If the story sucks, is cliché, completely unreadable, you get stuck, etc. there is less guilt about abandoning it. It is easier to let go of a ten page story that fails than a 500 page novel.


BIO

As a child, Sarina Dorie dreamed of being an astronaut/archeologist/fashion designer/illustrator/writer. After years of dedication and hard work, most of Sarina’s dreams have come true; in addition to teaching art, she is a writer/artist/fashion designer/belly dancer. She has taught English overseas in South Korea and in the JET program in Japan, and works as a copy editor and copy writer. She has shown her art internationally and sold illustrations to magazines.
Sarina’s published paranormal romance novel, Silent Moon, won second place in the Duel on the Delta Contest, second place in the Golden Rose, third place in the Winter Rose Contest and third in the Ignite the Flame Contest. Her unpublished novel, Wrath of the Tooth Fairy won first place in the Golden Claddagh and in the Golden Rose contests. She has sold short stories to over thirty magazines and anthologies including Daily Science Fiction, Cosmos, Penumbra, Sword and Laser, Perihelion, Bards and Sages, Neo-Opsis, Flagship, Allasso, New Myths, Untied Shoelaces of the Mind, and Crossed Genres to name a few. Her science fiction romance novel, Dawn of the Morningstar is due to come out next year.
Learn more about Sarina at www.sarinadorie.com

5 comments:

Pippa Jay said...

Hi Sarina,
I agree, writing short stories definitely helps you focus on writing more succinctly and efficiently, and it is less of a guilt trip dropping one when it doesn't work out. Thanks for an interesting article!

Shobhan Bantwal said...

Sarina,

Thanks for sharing your valuable insights. You are so right on so many counts.

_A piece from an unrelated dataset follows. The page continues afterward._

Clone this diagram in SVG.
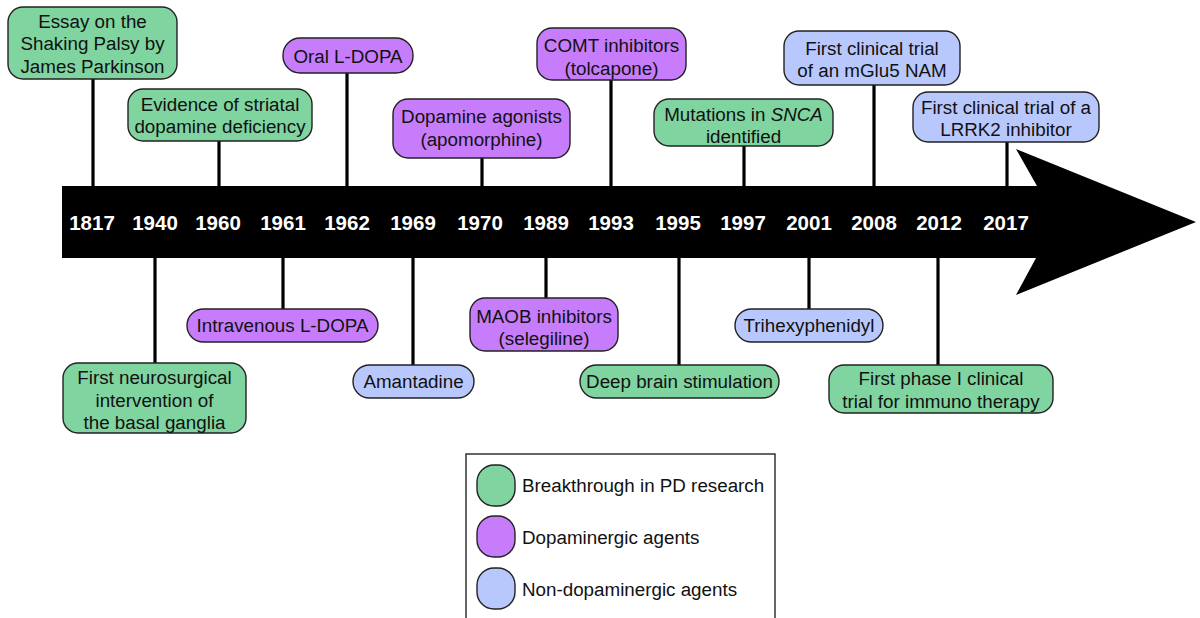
<svg xmlns="http://www.w3.org/2000/svg" width="1200" height="618" viewBox="0 0 1200 618">
<style>
.box{stroke:#222;stroke-width:1.4}
.g{fill:#80d4a0}
.p{fill:#c77dfb}
.b{fill:#b9c8fc}
.t{font-family:"Liberation Sans",Arial,sans-serif;font-size:18.8px;fill:#111;text-anchor:middle}
.yr{font-family:"Liberation Sans",Arial,sans-serif;font-size:20.5px;font-weight:bold;fill:#fff;text-anchor:middle}
.stem{stroke:#000;stroke-width:3.2;fill:none}
.lt{font-family:"Liberation Sans",Arial,sans-serif;font-size:18.8px;fill:#111}
</style>
<rect width="1200" height="618" fill="#fff"/>
<g id="connectors">
<line class="stem" x1="93" y1="79" x2="93" y2="188"/>
<line class="stem" x1="219" y1="141" x2="219" y2="188"/>
<line class="stem" x1="347" y1="73" x2="347" y2="188"/>
<line class="stem" x1="482" y1="158" x2="482" y2="188"/>
<line class="stem" x1="611" y1="80" x2="611" y2="188"/>
<line class="stem" x1="744" y1="146" x2="744" y2="188"/>
<line class="stem" x1="874" y1="85" x2="874" y2="188"/>
<line class="stem" x1="1007" y1="142" x2="1007" y2="188"/>
<line class="stem" x1="155" y1="256" x2="155" y2="363"/>
<line class="stem" x1="283" y1="256" x2="283" y2="309"/>
<line class="stem" x1="413" y1="256" x2="413" y2="365"/>
<line class="stem" x1="546" y1="256" x2="546" y2="298"/>
<line class="stem" x1="679" y1="256" x2="679" y2="365"/>
<line class="stem" x1="809" y1="256" x2="809" y2="309"/>
<line class="stem" x1="938" y1="256" x2="938" y2="365"/>
</g>
<g id="timeline">
<path d="M62,186 L1037,186 L1016,149 L1196,222 L1016,295 L1036,258 L62,258 Z" fill="#000"/>
<text class="yr" x="92" y="229.5">1817</text>
<text class="yr" x="155" y="229.5">1940</text>
<text class="yr" x="218" y="229.5">1960</text>
<text class="yr" x="283" y="229.5">1961</text>
<text class="yr" x="347" y="229.5">1962</text>
<text class="yr" x="413" y="229.5">1969</text>
<text class="yr" x="480" y="229.5">1970</text>
<text class="yr" x="546" y="229.5">1989</text>
<text class="yr" x="611" y="229.5">1993</text>
<text class="yr" x="678" y="229.5">1995</text>
<text class="yr" x="743" y="229.5">1997</text>
<text class="yr" x="809" y="229.5">2001</text>
<text class="yr" x="874" y="229.5">2008</text>
<text class="yr" x="939" y="229.5">2012</text>
<text class="yr" x="1006" y="229.5">2017</text>
</g>
<g id="n1817">
<rect class="box g" x="8" y="7" width="169" height="72" rx="15"/>
<text class="t" x="92.5" y="27.5">Essay on the</text>
<text class="t" x="92.5" y="50">Shaking Palsy by</text>
<text class="t" x="92.5" y="72.5">James Parkinson</text>
</g>
<g id="n1960">
<rect class="box g" x="128" y="89" width="184" height="52" rx="15"/>
<text class="t" x="220" y="110.5">Evidence of striatal</text>
<text class="t" x="220" y="132.5">dopamine deficiency</text>
</g>
<g id="n1962">
<rect class="box p" x="283" y="38" width="130" height="35" rx="17"/>
<text class="t" x="348" y="62.5">Oral L-DOPA</text>
</g>
<g id="n1970">
<rect class="box p" x="393" y="99" width="177" height="59" rx="15"/>
<text class="t" x="481.5" y="122.5">Dopamine agonists</text>
<text class="t" x="481.5" y="145.5">(apomorphine)</text>
</g>
<g id="n1993">
<rect class="box p" x="537" y="28" width="149" height="52" rx="15"/>
<text class="t" x="611.5" y="51.5">COMT inhibitors</text>
<text class="t" x="611.5" y="74.5">(tolcapone)</text>
</g>
<g id="n1997">
<rect class="box g" x="654" y="99" width="179" height="47" rx="15"/>
<text class="t" x="743.5" y="120.5">Mutations in <tspan font-style="italic">SNCA</tspan></text>
<text class="t" x="743.5" y="142.5">identified</text>
</g>
<g id="n2008">
<rect class="box b" x="784" y="31" width="176" height="54" rx="15"/>
<text class="t" x="872" y="54.5">First clinical trial</text>
<text class="t" x="872" y="76.5">of an mGlu5 NAM</text>
</g>
<g id="n2017">
<rect class="box b" x="913" y="92" width="186" height="50" rx="15"/>
<text class="t" x="1006" y="113.5">First clinical trial of a</text>
<text class="t" x="1006" y="135.5">LRRK2 inhibitor</text>
</g>
<g id="n1940">
<rect class="box g" x="63" y="363" width="183" height="70" rx="15"/>
<text class="t" x="154.5" y="384">First neurosurgical</text>
<text class="t" x="154.5" y="406.5">intervention of</text>
<text class="t" x="154.5" y="429">the basal ganglia</text>
</g>
<g id="n1961">
<rect class="box p" x="187" y="309" width="191" height="33" rx="16.5"/>
<text class="t" x="282.5" y="332">Intravenous L-DOPA</text>
</g>
<g id="n1969">
<rect class="box b" x="353" y="365" width="121" height="33" rx="16.5"/>
<text class="t" x="413.5" y="388">Amantadine</text>
</g>
<g id="n1989">
<rect class="box p" x="470" y="298" width="148" height="53" rx="15"/>
<text class="t" x="544" y="322.5">MAOB inhibitors</text>
<text class="t" x="544" y="344.5">(selegiline)</text>
</g>
<g id="n1995">
<rect class="box g" x="580" y="365" width="199" height="33" rx="16.5"/>
<text class="t" x="679.5" y="388">Deep brain stimulation</text>
</g>
<g id="n2001">
<rect class="box b" x="735" y="309" width="148" height="33" rx="16.5"/>
<text class="t" x="809" y="332">Trihexyphenidyl</text>
</g>
<g id="n2012">
<rect class="box g" x="829" y="365" width="224" height="48" rx="15"/>
<text class="t" x="941" y="385">First phase I clinical</text>
<text class="t" x="941" y="407.5">trial for immuno therapy</text>
</g>
<g id="legend">
<rect x="466" y="454" width="309" height="170" fill="#fff" stroke="#333" stroke-width="1.5"/>
<rect class="box g" x="477" y="465" width="38" height="41" rx="17"/>
<text class="lt" x="522" y="492">Breakthrough in PD research</text>
<rect class="box p" x="477" y="516" width="38" height="41" rx="17"/>
<text class="lt" x="522" y="543.5">Dopaminergic agents</text>
<rect class="box b" x="477" y="568" width="38" height="41" rx="17"/>
<text class="lt" x="522" y="595.5">Non-dopaminergic agents</text>
</g>
</svg>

I started my writing career with short stories and entering contests. Winning one top award and two honorable mentions was what got me on the track to writing full-length novels, then acquiring a well-known agent and publisher.

Diana McCollum said...

I love writing short stories! And novela length stories. All your points are so spot on. Thanks for an interesting blog post.

Sarah Raplee said...

Great post! Thank you for Guesting here at RTG, Sarina.

Judith Ashley said...

Hi Sarina,

Thank you for joining us at RTG! What a great post to start off our "short story romance author" month: clear, concise, comprehensive, complete. I sure couldn't think of other reasons to write short stories.